RECORDS FOR THE TASK:
________________________

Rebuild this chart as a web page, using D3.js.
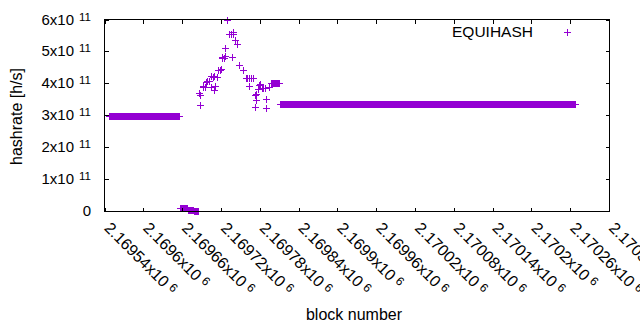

________________________

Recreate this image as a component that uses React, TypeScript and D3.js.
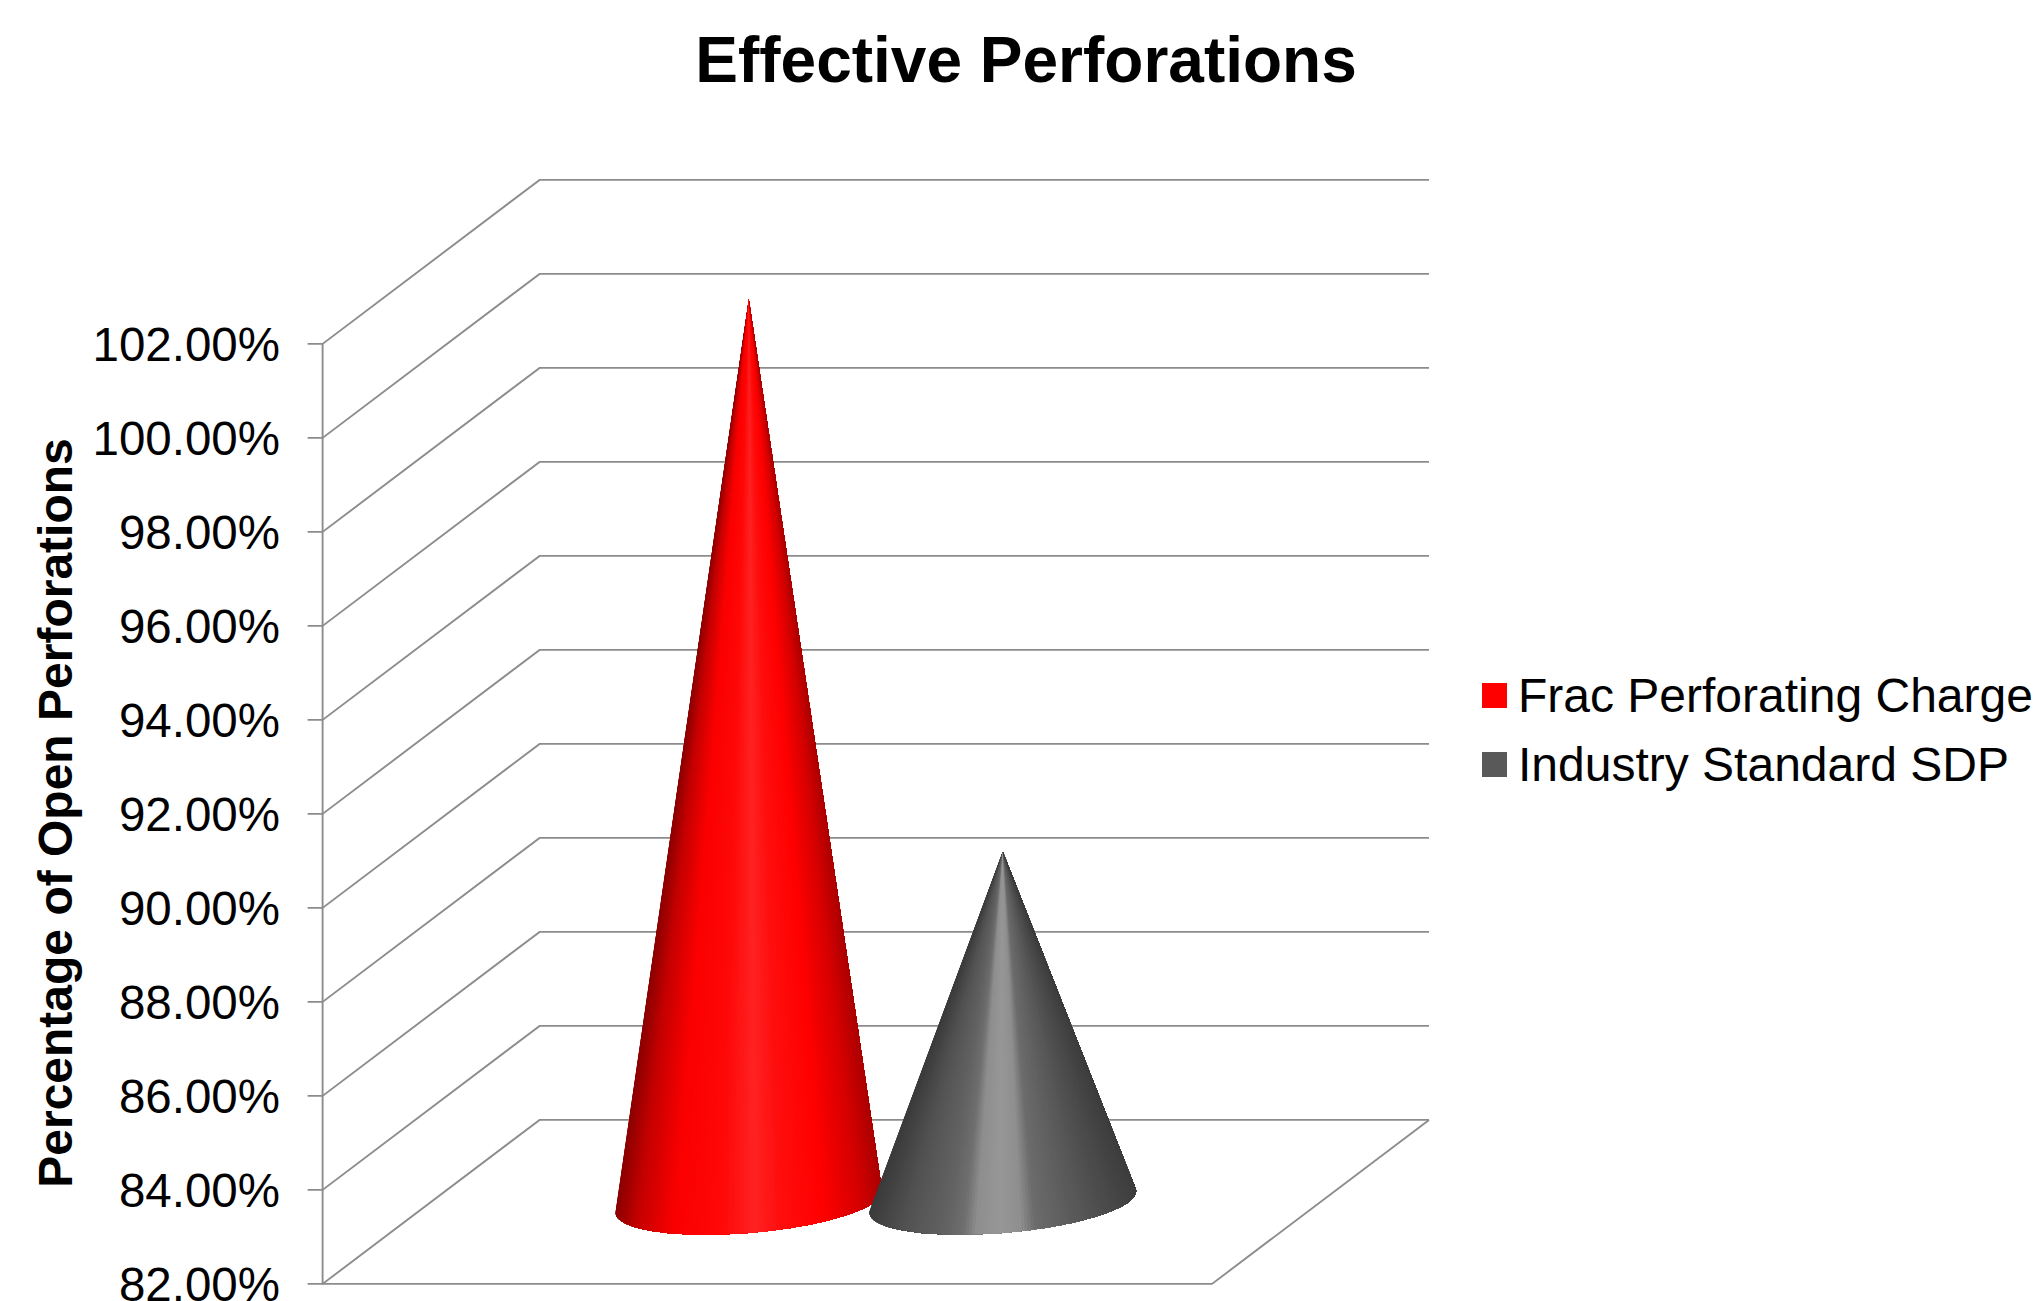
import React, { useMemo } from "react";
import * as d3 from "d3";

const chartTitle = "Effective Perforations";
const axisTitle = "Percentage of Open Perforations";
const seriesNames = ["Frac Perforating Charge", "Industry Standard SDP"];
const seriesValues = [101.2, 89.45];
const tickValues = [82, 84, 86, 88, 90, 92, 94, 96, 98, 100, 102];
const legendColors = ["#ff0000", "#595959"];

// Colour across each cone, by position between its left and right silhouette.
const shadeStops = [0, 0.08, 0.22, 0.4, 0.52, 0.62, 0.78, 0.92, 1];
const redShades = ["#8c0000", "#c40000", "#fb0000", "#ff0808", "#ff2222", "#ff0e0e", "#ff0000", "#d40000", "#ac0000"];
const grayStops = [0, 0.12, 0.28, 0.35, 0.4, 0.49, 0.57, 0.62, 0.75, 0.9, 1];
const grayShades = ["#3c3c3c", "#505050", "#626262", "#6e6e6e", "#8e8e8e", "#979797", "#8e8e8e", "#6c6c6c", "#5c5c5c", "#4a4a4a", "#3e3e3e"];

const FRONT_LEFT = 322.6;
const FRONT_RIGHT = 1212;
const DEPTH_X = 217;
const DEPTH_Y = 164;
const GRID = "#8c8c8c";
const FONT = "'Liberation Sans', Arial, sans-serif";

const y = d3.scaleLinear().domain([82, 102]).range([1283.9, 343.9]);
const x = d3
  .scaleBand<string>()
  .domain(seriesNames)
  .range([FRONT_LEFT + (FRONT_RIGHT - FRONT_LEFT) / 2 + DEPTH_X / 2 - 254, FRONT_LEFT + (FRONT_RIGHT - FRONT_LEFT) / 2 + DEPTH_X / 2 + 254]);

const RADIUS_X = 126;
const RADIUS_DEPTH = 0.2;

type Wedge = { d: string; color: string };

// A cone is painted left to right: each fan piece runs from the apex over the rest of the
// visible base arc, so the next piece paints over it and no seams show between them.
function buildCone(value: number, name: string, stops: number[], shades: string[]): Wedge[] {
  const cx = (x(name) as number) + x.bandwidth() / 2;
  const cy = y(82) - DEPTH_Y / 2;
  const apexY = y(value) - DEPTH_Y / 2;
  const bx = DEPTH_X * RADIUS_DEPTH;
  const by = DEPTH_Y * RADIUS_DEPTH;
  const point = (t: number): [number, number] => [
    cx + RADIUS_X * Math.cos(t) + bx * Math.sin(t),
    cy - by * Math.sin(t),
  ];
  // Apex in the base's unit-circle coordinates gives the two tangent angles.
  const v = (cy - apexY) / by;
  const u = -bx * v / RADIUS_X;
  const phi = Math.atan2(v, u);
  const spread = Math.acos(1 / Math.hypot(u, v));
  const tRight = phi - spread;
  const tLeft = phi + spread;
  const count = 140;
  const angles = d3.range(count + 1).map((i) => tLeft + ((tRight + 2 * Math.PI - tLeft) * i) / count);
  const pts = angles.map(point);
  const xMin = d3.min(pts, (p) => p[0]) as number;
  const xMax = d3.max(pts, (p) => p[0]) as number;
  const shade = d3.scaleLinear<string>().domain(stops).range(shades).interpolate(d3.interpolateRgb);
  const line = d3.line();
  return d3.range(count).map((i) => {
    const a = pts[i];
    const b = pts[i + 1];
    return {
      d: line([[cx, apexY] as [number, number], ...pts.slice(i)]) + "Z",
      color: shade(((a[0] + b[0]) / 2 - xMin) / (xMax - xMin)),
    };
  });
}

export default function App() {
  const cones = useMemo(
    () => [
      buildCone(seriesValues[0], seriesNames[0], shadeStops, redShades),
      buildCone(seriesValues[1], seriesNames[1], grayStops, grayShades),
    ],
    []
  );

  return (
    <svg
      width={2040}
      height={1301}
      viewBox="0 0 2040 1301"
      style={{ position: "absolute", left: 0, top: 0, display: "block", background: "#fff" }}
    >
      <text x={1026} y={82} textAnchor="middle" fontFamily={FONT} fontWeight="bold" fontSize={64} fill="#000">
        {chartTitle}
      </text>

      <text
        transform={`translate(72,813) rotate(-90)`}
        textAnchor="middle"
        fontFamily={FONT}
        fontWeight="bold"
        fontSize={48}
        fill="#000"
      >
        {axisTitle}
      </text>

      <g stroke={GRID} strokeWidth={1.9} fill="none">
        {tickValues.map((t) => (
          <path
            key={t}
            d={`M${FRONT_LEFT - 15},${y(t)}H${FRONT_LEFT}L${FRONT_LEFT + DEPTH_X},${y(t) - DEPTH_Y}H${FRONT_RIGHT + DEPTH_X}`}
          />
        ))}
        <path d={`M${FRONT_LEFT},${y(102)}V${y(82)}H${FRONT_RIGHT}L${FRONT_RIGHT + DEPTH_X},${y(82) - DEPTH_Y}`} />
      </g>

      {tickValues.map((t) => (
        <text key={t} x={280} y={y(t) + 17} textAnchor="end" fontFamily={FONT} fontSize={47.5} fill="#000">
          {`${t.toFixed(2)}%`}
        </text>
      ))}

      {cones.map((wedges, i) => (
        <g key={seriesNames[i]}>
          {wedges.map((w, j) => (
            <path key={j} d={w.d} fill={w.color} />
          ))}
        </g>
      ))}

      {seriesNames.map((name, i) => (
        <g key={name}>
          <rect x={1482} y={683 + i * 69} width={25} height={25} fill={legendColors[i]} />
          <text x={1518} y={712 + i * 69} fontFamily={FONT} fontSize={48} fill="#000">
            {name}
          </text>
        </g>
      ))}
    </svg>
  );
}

________________________

GOAL:
Look above for the line containing "Recreate this image", then write out every line from there down to the line containing "import * as", that line included, with no pictures.

SOLUTION:
Recreate this image as a component that uses React, TypeScript and D3.js.
import React, { useMemo } from "react";
import * as d3 from "d3";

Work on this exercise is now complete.